東海大望洋vs千葉英和
東海大望洋の先発・武内君
東海大望洋、苦しみながらも完封リレーで決勝進出
序盤に得点した東海大望洋だったが、その後はなかなか得点が挙げられなかった。それでも、武内君~山田 雄太君の予定通りの継投で、ピンチを招きながらも何とか完封リレーで逃げ切った。
初回、相手攻撃をあっさり三者凡退で退けた東海大望洋。その裏の攻撃では、先頭の志田君が四球で出ると、続く梅澤君がバントで送り、早川君の中前打で帰して簡単に先制点が入った。
3回にも、四球とバント野選で無死一二塁、バントで送って二三塁としてから、豊田 航平君の遊ゴロでは、三塁走者が挟まれて刺されたものの、続く鈴木将君が遊撃内野安打して三塁走者を返して追加点。ここまでは完全に東海大望洋の流れで来ていた。しかし、東海大望洋も、あと一つ、攻めきれないというじれったさもあった。
千葉英和は、渡辺拳君から5回途中に小又 圭甫君につないで、その後の東海大望洋の攻撃をかわしていた。ただ、千葉英和としても、攻撃ではあと一つ東海大望洋の変則下手投げの武内君を攻略しきれなかった。
ようやく6回、一死から1番小山君、2番磯飛君の連打でチャンスを作ると、ここで東海大望洋は思い切って武内君を諦めて、山田 雄太君を送りこんだ。山田君はその後をきっちりと抑えていって、結局、東海大望洋は内容的にはもっと得点出来そうなところを攻めきれないということで苦しみながらも、6安打の完封リレーで、自分たちの形での戦いは出来て、関東大会進出を決めた。
好リリーフした東海大望洋・山田君
今年のチームとしては、継投は一つのパターンとしている。相川敦志監督としてもそのタイミングをどこでどうしていくのかということがテーマとなっているという。この試合では、当初の目論見としては、8回の最初くらいから球に力のある山田 雄太君につないで、抑えていきたいということだったのが、いくらか早くなってしまってということが、やや想定から崩れたということであった。
それでも、「武内は試合を作ることができますから、安心して試合を任せられます。昨年秋までは、それほど公式戦では投げていないのですけれども、冬の練習で大きく伸びて、この大会ではその成果が出ていると思います」と、武内君に対しての信頼は厚い。相川監督としても、後ろに力のある山田 雄太君を残しておくことで、むしろある程度安心して武内君に任せられるということもあるようだ。
左打者の多い東海大望洋打線は、この日は千葉英和の先発左腕の渡辺拳君をやや打ちあぐんだところもあったようだが、本来は左投手だからと言って、それがさほど苦にならない打線だという。

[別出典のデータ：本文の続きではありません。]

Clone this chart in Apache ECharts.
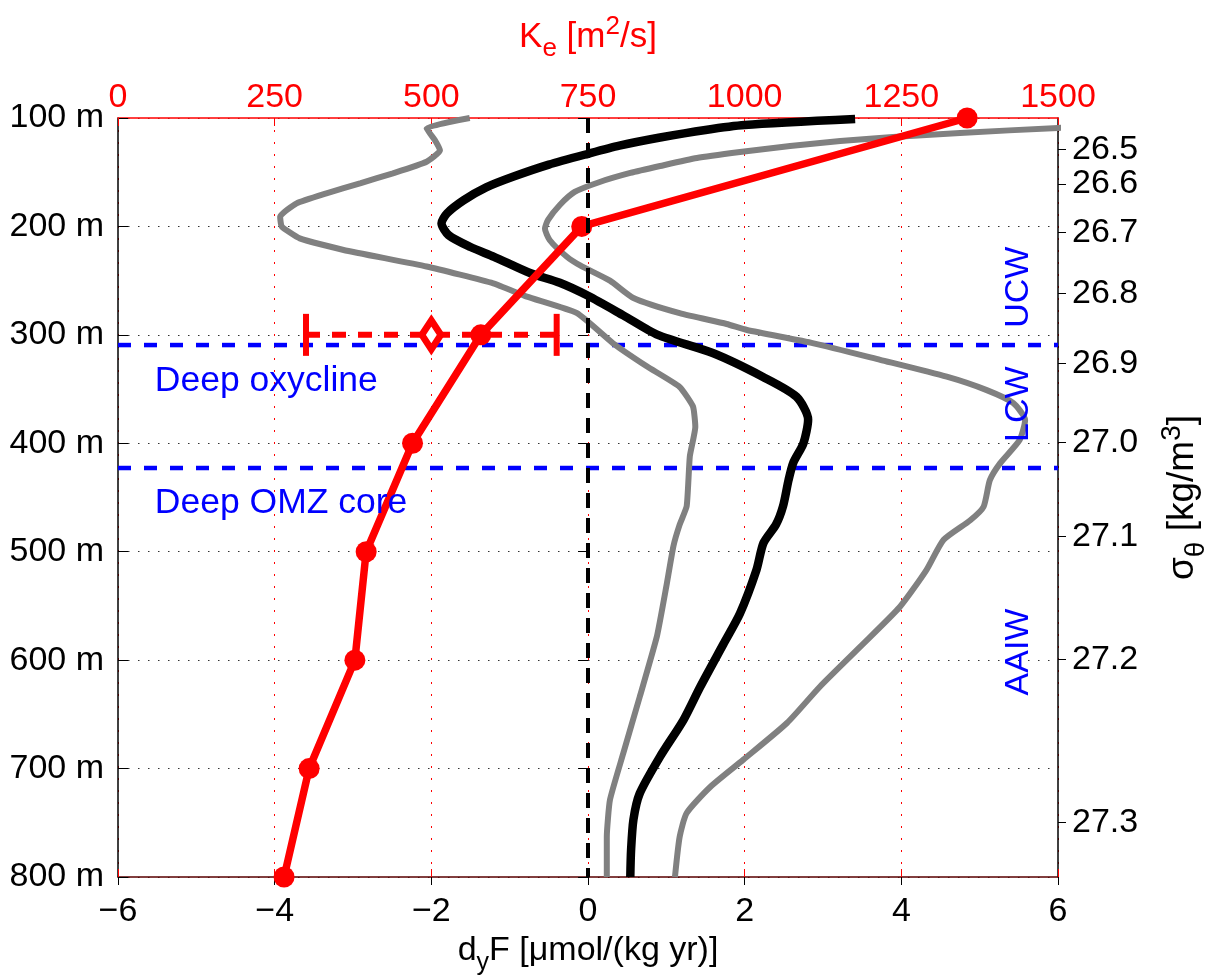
<!DOCTYPE html>
<html>
<head>
<meta charset="utf-8">
<script src="https://cdn.jsdelivr.net/npm/echarts@6/dist/echarts.min.js"></script>
<style>html,body{margin:0;padding:0;background:#fff;overflow:hidden}#c{width:1207px;height:978px}</style>
</head>
<body>
<div id="c"></div>
<script>
// ---------- data ----------
const depthTicks = [100, 200, 300, 400, 500, 600, 700, 800];
const fluxTicks = [-6, -4, -2, 0, 2, 4, 6];
const keTicks = [0, 250, 500, 750, 1000, 1250, 1500];

// K_e profile (top axis) at depths
const keDepths = [100, 200, 300, 400, 500, 600, 700, 800];
const keValues = [1355, 740, 579, 470, 396, 378, 305, 265];

// K_e error bar at 300 m
const keErrDepth = 300;
const keErrLow = 300;
const keErrMid = 500;
const keErrHigh = 700;

// d_yF mean profile [flux, depth]
const meanFlux = [[3.41,101],[2.0,106.5],[1.5,111],[0.92,118],[0.4,125.5],[0,133],[-0.5,143],[-0.95,154],[-1.3,164],[-1.59,176],[-1.8,188],[-1.87,197],[-1.78,208],[-1.5,219],[-1.2,228],[-0.74,243],[-0.36,252],[0,264],[0.45,282],[0.89,300],[1.6,317],[2.24,339],[2.66,357],[2.81,378],[2.75,400],[2.62,418],[2.56,434],[2.49,458],[2.4,475],[2.24,492],[2.15,517],[1.94,557],[1.73,585],[1.43,625],[1.22,655],[0.92,689],[0.66,723],[0.58,747],[0.55,775],[0.54,800]];

// lower bound profile
const lowFlux = [[-1.51,100],[-2.06,109.5],[-1.95,121],[-1.89,130],[-2.06,140.3],[-2.49,151],[-2.9,160],[-3.34,169.5],[-3.72,178.7],[-3.93,191],[-3.91,200],[-3.68,211],[-3.12,221.7],[-2.06,237],[-1.21,252.5],[-0.78,264.8],[-0.14,280],[0.32,307.8],[0.75,329],[1.17,348],[1.34,366],[1.37,385],[1.3,412],[1.26,458],[1.17,475],[1.09,495],[1.0,532],[0.88,578],[0.66,634],[0.45,686],[0.28,729],[0.24,763],[0.24,800]];

// upper bound profile
const highFlux = [[6.5,108.5],[6.0,109.2],[4.75,113.8],[3.89,117.5],[3.22,121.2],[2.58,125.8],[1.94,131.4],[1.39,136.9],[0.92,144.3],[0.54,150.7],[0.15,159],[-0.17,168.2],[-0.36,180.2],[-0.51,194],[-0.55,202],[-0.49,212.5],[-0.27,228],[-0.1,236],[0.28,250],[0.58,266],[1.17,280],[1.77,290],[2.03,295.5],[2.88,307.8],[3.73,323],[4.58,338.6],[5.09,351],[5.43,363],[5.58,378.5],[5.51,397],[5.26,418.5],[5.13,434],[5.05,458.5],[4.88,471],[4.54,489],[4.32,517],[3.98,551],[3.47,588],[2.96,624.5],[2.54,658],[1.98,692],[1.56,717],[1.26,741],[1.17,763],[1.11,800]];

// sigma-theta ticks (right axis) and their depths
const sigmaLabels = ['26.5','26.6','26.7','26.8','26.9','27.0','27.1','27.2','27.3'];
const sigmaDepths = [128.9, 160.9, 205.8, 261.7, 326.2, 399.1, 486.1, 599.2, 749.9];

// layer boundaries (blue dashed)
const layerDepths = [309.4, 422.8];
const layerNames = ['Deep oxycline', 'Deep OMZ core'];
const layerLabelDepths = [342.6, 455];
const waterMasses = ['UCW', 'LCW', 'AAIW'];
const waterMassDepths = [256, 364, 592.5];

// ---------- chart ----------
const FONT = "'Liberation Sans', Arial, Helvetica, sans-serif";
const FS = 34;
const chart = echarts.init(document.getElementById('c'), null, {renderer: 'canvas'});

const minus = v => v < 0 ? '\u2212' + Math.abs(v) : String(v);

const series = [];
layerDepths.forEach(d => {
  series.push({type: 'line', xAxisIndex: 0, yAxisIndex: 0, data: [[-6, d], [6, d]],
    showSymbol: false, symbol: 'none', silent: true,
    lineStyle: {color: '#0000ff', width: 4.5, type: [13, 13]}, z: 2});
});
series.push({type: 'line', xAxisIndex: 0, yAxisIndex: 0, data: lowFlux, symbol: 'none', smooth: 0.15,
  lineStyle: {color: '#808080', width: 6}, z: 3});
series.push({type: 'line', xAxisIndex: 0, yAxisIndex: 0, data: highFlux, symbol: 'none', smooth: 0.2,
  lineStyle: {color: '#808080', width: 6}, z: 3});
series.push({type: 'line', xAxisIndex: 0, yAxisIndex: 0, data: meanFlux, symbol: 'none', smooth: 0.25,
  lineStyle: {color: '#000000', width: 8.5}, z: 4});
series.push({type: 'line', xAxisIndex: 1, yAxisIndex: 0,
  data: keDepths.map((d, i) => [keValues[i], d]),
  symbol: 'circle', symbolSize: 21, showSymbol: true,
  itemStyle: {color: '#ff0000', opacity: 1}, lineStyle: {color: '#ff0000', width: 7.5}, z: 5});
// error bar
series.push({type: 'line', xAxisIndex: 1, yAxisIndex: 0,
  data: [[keErrLow, keErrDepth], [keErrHigh, keErrDepth]], symbol: 'none',
  lineStyle: {color: '#ff0000', width: 6, type: [14, 12]}, z: 5});
series.push({type: 'scatter', xAxisIndex: 1, yAxisIndex: 0,
  data: [[keErrLow, keErrDepth], [keErrHigh, keErrDepth]],
  symbol: 'rect', symbolSize: [6, 42], itemStyle: {color: '#ff0000', opacity: 1}, z: 6});
series.push({type: 'scatter', xAxisIndex: 1, yAxisIndex: 0,
  data: [[keErrMid, keErrDepth]],
  symbol: 'diamond', symbolSize: [19, 29],
  itemStyle: {color: '#ffffff', borderColor: '#ff0000', borderWidth: 7, opacity: 1}, z: 6});
// zero line
series.push({type: 'line', xAxisIndex: 0, yAxisIndex: 0, data: [[0, 100], [0, 800]],
  symbol: 'none', lineStyle: {color: '#000', width: 4, type: [15, 10]}, z: 7});
// text annotations
series.push({type: 'scatter', xAxisIndex: 0, yAxisIndex: 0, symbolSize: 0, z: 8,
  itemStyle: {opacity: 1},
  data: layerNames.map((n, i) => ({value: [-5.53, layerLabelDepths[i]], name: n})),
  label: {show: true, position: 'right', distance: 0, formatter: p => p.name, opacity: 1,
    color: '#0000ff', fontSize: 35.5, fontFamily: FONT}});
series.push({type: 'scatter', xAxisIndex: 0, yAxisIndex: 0, symbolSize: 0, z: 8,
  itemStyle: {opacity: 1},
  data: waterMasses.map((n, i) => ({value: [5.5, waterMassDepths[i]], name: n})),
  label: {show: true, position: 'inside', rotate: 90, formatter: p => p.name, opacity: 1,
    color: '#0000ff', fontSize: FS, fontFamily: FONT}});

function rich(color, fs, sfs, pad) {
  return {
    n: {color: color, fontSize: fs, fontFamily: FONT},
    s: {color: color, fontSize: sfs, fontFamily: FONT, padding: [pad + 4, 0, 0, 0]},
    p: {color: color, fontSize: sfs, fontFamily: FONT, padding: [0, 0, pad, 0]}
  };
}

chart.setOption({
  animation: false,
  backgroundColor: '#ffffff',
  textStyle: {fontFamily: FONT},
  grid: {left: 118, right: 149, top: 118, bottom: 101, containLabel: false, outerBoundsMode: 'none'},
  xAxis: [
    {type: 'value', position: 'bottom', min: -6, max: 6, interval: 2,
     axisLine: {show: true, onZero: false, lineStyle: {color: '#5a0000', width: 1.5}},
     axisTick: {show: true, inside: false, length: 8, lineStyle: {color: '#000', width: 1}},
     axisLabel: {fontSize: FS, color: '#000', margin: 18, fontFamily: FONT, formatter: minus},
     splitLine: {show: false},
     name: '{n|d}{s|y}{n|F [μmol/(kg yr)]}', nameLocation: 'middle', nameGap: 42,
     nameTextStyle: {color: '#000', fontSize: FS, rich: rich('#000', FS, 25, 20)}},
    {type: 'value', position: 'top', min: 0, max: 1500, interval: 250,
     axisLine: {show: true, onZero: false, lineStyle: {color: '#ff0000', width: 1.5}},
     axisTick: {show: true, inside: true, length: 8, lineStyle: {color: '#ff0000', width: 1}},
     axisLabel: {fontSize: FS, color: '#ff0000', margin: 3, fontFamily: FONT, formatter: v => String(v)},
     splitLine: {show: true, lineStyle: {color: '#ff0000', width: 1, type: [2, 10]}},
     name: '{n|K}{s|e}{n| [m}{p|2}{n|/s]}', nameLocation: 'middle', nameGap: 56,
     nameTextStyle: {color: '#ff0000', fontSize: 35, rich: rich('#ff0000', 35, 26, 20)}},
    {type: 'value', position: 'bottom', min: 0, max: 1500, interval: 250,
     axisLine: {show: false}, axisLabel: {show: false}, splitLine: {show: false},
     axisTick: {show: true, inside: true, length: 8, lineStyle: {color: '#ff0000', width: 1}}}
  ],
  yAxis: [
    {type: 'value', position: 'left', min: 100, max: 800, interval: 100, inverse: true,
     axisLine: {show: true, onZero: false, lineStyle: {color: '#000', width: 1.5}},
     axisTick: {show: true, inside: true, length: 10, lineStyle: {color: '#000'}},
     axisLabel: {fontSize: FS, color: '#000', margin: 14, fontFamily: FONT, formatter: '{value} m'},
     splitLine: {show: true, lineStyle: {color: '#333', width: 1, type: [1.5, 8.5]}}},
    {type: 'value', position: 'right', min: 100, max: 800, inverse: true,
     axisLine: {show: true, onZero: false, lineStyle: {color: '#000', width: 1.5}},
     axisTick: {show: true, inside: false, length: 8, customValues: sigmaDepths, lineStyle: {color: '#000'}},
     axisLabel: {fontSize: FS, color: '#000', margin: 14, fontFamily: FONT, customValues: sigmaDepths,
       formatter: v => { let best = 0; sigmaDepths.forEach((d, i) => { if (Math.abs(d - v) < Math.abs(sigmaDepths[best] - v)) best = i; }); return sigmaLabels[best]; }},
     splitLine: {show: false},
     name: '{n|σ}{s|θ}{n| [kg/m}{p|3}{n|]}', nameLocation: 'middle', nameRotate: 90, nameGap: 98,
     nameTextStyle: {color: '#000', fontSize: 37, rich: rich('#000', 37, 28, 22)}},
    {type: 'value', position: 'right', min: 100, max: 800, interval: 100, inverse: true,
     axisLine: {show: false}, axisLabel: {show: false}, splitLine: {show: false},
     axisTick: {show: true, inside: true, length: 10, lineStyle: {color: '#000'}}}
  ],
  series: series
});
</script>
</body>
</html>
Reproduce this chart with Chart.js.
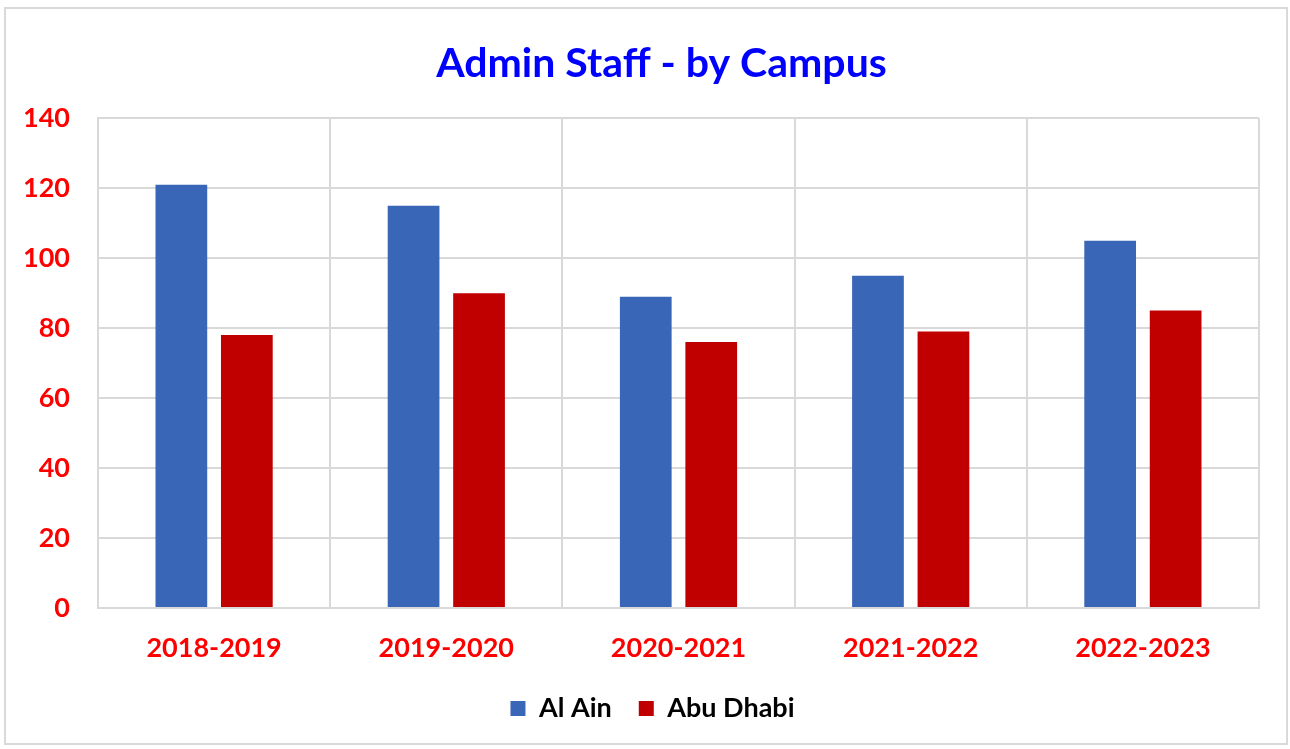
<!DOCTYPE html>
<html>
<head>
<meta charset="utf-8">
<script src="https://cdn.jsdelivr.net/npm/chart.js@4/dist/chart.umd.min.js"></script>
<style>
  html, body { margin: 0; padding: 0; background: #fff; }
  #wrap {
    position: absolute; left: 4px; top: 7px;
    width: 1280px; height: 734px;
    border: 2px solid #d9d9d9;
  }
</style>
</head>
<body>
<div id="wrap"><canvas id="chart"></canvas></div>
<script>
// Chart data
const years = ['2018-2019', '2019-2020', '2020-2021', '2021-2022', '2022-2023'];
const alAin = [121, 115, 89, 95, 105];
const abuDhabi = [78, 90, 76, 79, 85];
const yTicks = [0, 20, 40, 60, 80, 100, 120, 140];

const gridColor = '#d9d9d9';
const font = 'Lato';

// title and legend sit a bit right of the canvas centre in the original
const centreShift = {
  id: 'centreShift',
  afterLayout(chart) {
    chart.titleBlock.left += 29;
    chart.titleBlock.right += 29;
    chart.legend.left += 20;
    chart.legend.right += 20;
  }
};

const ctx = document.getElementById('chart').getContext('2d');
new Chart(ctx, {
  type: 'bar',
  data: {
    labels: years,
    datasets: [
      { label: 'Al Ain', data: alAin, backgroundColor: '#3966b6' },
      { label: 'Abu Dhabi', data: abuDhabi, backgroundColor: '#c00000' }
    ]
  },
  options: {
    responsive: true,
    maintainAspectRatio: false,
    animation: false,
    categoryPercentage: 0.564,
    barPercentage: 0.79,
    layout: { padding: { left: 0, right: 27, top: 0, bottom: 11 } },
    plugins: {
      title: {
        display: true,
        text: 'Admin Staff - by Campus',
        color: '#0000ff',
        font: { family: font, size: 41, weight: 'bold' },
        padding: { top: 30, bottom: 30 }
      },
      legend: {
        position: 'bottom',
        labels: {
          color: '#000',
          font: { family: font, size: 27, weight: 'bold' },
          boxWidth: 15,
          boxHeight: 15,
          padding: 27
        }
      },
      tooltip: { enabled: false }
    },
    scales: {
      x: {
        grid: { color: gridColor, lineWidth: 2, drawTicks: false },
        border: { color: gridColor, width: 2 },
        ticks: {
          color: '#ff0000',
          font: { family: font, size: 27, weight: 'bold' },
          padding: 24
        },
        afterFit: function(scale) { scale.height = 60; }
      },
      y: {
        min: 0,
        max: 140,
        afterBuildTicks: function(scale) {
          scale.ticks = yTicks.map(v => ({ value: v }));
        },
        grid: { color: gridColor, lineWidth: 2, drawTicks: false },
        border: { color: gridColor, width: 2 },
        ticks: {
          color: '#ff0000',
          font: { family: font, size: 27, weight: 'bold' },
          padding: 28
        },
        afterFit: function(scale) { scale.width = 92; }
      }
    }
  },
  plugins: [centreShift]
});
</script>
</body>
</html>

それくらいに、今年のチームの打線には自信を持っているということである。
高校野球では珍しい、鮮やかな黄色い地の色のユニフォームがグラウンドに生えた千葉英和だったが、東海大望洋の継投を攻略しきれなかった。連打が出たのは5回のみで、ここを継投でかわされてしまい、あとはチャンスらしいチャンスも作り切ることが出来なかった。伊藤修次監督としても、いくらか歯がゆい展開の試合だったということは否めなかったようだ。